◆ Given task ◆
Starting at the first line of the data, please print exactly those lines through the one that holds "BAR = 0.286", omitting every picture.

◆ Dataset section ◆
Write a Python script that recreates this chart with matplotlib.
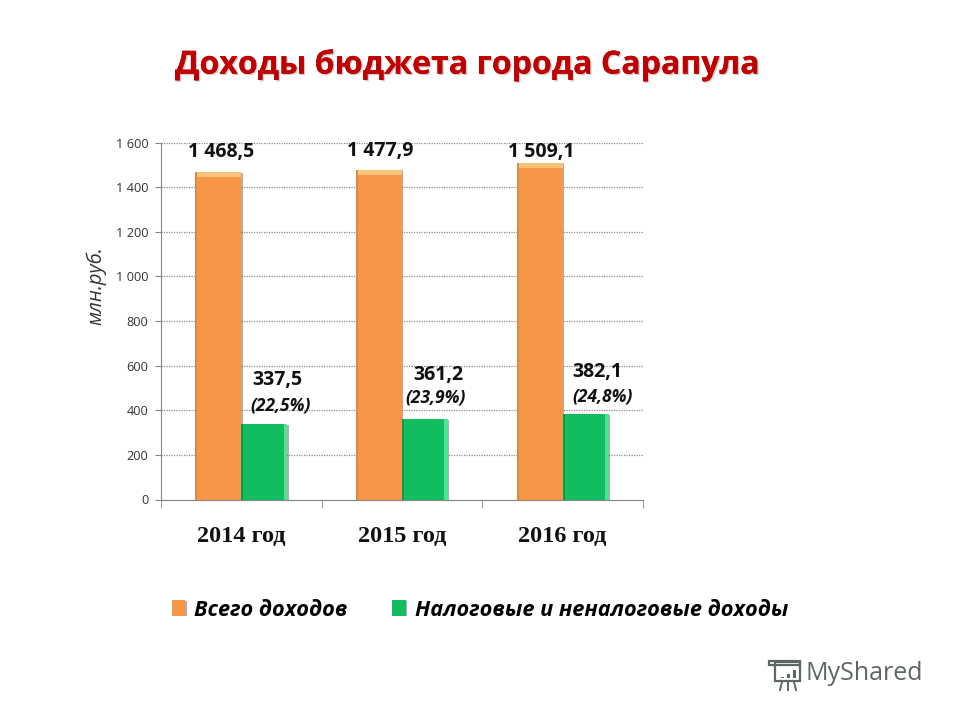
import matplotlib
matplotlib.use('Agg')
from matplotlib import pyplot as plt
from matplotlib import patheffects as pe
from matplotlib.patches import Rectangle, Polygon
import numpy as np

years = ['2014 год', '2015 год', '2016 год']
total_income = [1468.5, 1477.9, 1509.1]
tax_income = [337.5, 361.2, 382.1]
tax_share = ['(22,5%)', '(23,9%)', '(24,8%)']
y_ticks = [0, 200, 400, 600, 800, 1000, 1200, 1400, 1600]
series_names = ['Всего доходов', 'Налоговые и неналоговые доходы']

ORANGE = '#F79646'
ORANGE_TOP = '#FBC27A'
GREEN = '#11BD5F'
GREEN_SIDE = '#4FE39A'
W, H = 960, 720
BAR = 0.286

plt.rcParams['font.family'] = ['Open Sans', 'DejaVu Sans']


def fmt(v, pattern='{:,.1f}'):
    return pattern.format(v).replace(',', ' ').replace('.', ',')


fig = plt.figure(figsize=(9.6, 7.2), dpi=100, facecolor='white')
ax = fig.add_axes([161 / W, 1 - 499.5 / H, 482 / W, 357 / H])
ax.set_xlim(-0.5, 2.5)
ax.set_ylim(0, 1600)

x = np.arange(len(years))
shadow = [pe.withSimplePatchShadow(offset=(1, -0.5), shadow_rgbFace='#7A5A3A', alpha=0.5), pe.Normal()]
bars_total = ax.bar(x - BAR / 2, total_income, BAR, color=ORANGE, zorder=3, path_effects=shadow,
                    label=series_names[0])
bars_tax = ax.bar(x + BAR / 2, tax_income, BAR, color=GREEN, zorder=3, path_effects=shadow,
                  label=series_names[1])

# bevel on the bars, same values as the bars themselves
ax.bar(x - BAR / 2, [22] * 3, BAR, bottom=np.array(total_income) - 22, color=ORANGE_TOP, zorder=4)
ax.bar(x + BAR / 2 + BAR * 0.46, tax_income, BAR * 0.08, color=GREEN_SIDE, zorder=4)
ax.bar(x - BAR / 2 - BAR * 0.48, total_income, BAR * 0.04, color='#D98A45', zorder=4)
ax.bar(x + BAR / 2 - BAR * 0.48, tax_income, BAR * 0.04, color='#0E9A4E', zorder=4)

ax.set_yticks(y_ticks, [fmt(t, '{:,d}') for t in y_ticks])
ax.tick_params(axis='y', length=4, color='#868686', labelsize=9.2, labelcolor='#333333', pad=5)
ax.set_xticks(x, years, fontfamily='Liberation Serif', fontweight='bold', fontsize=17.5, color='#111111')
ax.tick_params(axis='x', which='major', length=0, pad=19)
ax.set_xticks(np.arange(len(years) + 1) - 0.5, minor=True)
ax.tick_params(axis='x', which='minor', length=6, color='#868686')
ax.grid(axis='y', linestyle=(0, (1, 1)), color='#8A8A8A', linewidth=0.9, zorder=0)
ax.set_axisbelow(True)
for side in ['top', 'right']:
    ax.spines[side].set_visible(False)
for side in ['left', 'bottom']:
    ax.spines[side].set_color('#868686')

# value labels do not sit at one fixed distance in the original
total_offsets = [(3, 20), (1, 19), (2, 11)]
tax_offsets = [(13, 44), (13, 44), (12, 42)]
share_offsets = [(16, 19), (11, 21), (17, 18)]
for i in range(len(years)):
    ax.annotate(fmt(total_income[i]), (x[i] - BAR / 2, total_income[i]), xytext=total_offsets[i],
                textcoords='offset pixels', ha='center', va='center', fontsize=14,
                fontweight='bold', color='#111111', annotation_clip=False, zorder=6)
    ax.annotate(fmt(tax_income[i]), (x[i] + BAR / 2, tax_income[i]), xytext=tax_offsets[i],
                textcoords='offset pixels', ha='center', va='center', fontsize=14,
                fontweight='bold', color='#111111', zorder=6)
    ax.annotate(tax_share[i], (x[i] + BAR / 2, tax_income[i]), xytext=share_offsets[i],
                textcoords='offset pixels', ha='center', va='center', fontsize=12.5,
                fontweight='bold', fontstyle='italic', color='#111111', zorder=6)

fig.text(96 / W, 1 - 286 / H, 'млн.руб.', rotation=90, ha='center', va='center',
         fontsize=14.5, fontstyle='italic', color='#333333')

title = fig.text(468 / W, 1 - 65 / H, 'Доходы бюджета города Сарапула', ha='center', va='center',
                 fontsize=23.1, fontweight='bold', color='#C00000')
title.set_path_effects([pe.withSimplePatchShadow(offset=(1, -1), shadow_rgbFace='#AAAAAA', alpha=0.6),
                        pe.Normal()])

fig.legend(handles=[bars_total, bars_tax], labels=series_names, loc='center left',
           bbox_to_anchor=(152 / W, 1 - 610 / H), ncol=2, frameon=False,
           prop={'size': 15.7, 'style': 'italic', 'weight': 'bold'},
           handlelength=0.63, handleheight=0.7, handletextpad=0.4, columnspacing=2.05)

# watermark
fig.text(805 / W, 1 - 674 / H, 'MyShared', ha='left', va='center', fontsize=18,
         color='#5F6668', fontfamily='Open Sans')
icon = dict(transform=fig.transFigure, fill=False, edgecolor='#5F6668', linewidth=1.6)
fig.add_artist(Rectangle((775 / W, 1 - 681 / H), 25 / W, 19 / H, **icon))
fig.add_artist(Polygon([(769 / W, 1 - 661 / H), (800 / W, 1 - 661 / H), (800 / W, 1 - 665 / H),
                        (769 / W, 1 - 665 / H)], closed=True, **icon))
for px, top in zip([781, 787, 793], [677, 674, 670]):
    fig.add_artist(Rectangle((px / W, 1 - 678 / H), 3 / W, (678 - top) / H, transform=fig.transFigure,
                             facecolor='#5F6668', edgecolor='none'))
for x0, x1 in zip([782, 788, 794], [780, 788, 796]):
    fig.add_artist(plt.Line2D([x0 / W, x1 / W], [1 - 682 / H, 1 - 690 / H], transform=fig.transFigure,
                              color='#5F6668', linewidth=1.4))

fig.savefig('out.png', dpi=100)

◆ Exercise answer ◆
Write a Python script that recreates this chart with matplotlib.
import matplotlib
matplotlib.use('Agg')
from matplotlib import pyplot as plt
from matplotlib import patheffects as pe
from matplotlib.patches import Rectangle, Polygon
import numpy as np

years = ['2014 год', '2015 год', '2016 год']
total_income = [1468.5, 1477.9, 1509.1]
tax_income = [337.5, 361.2, 382.1]
tax_share = ['(22,5%)', '(23,9%)', '(24,8%)']
y_ticks = [0, 200, 400, 600, 800, 1000, 1200, 1400, 1600]
series_names = ['Всего доходов', 'Налоговые и неналоговые доходы']

ORANGE = '#F79646'
ORANGE_TOP = '#FBC27A'
GREEN = '#11BD5F'
GREEN_SIDE = '#4FE39A'
W, H = 960, 720
BAR = 0.286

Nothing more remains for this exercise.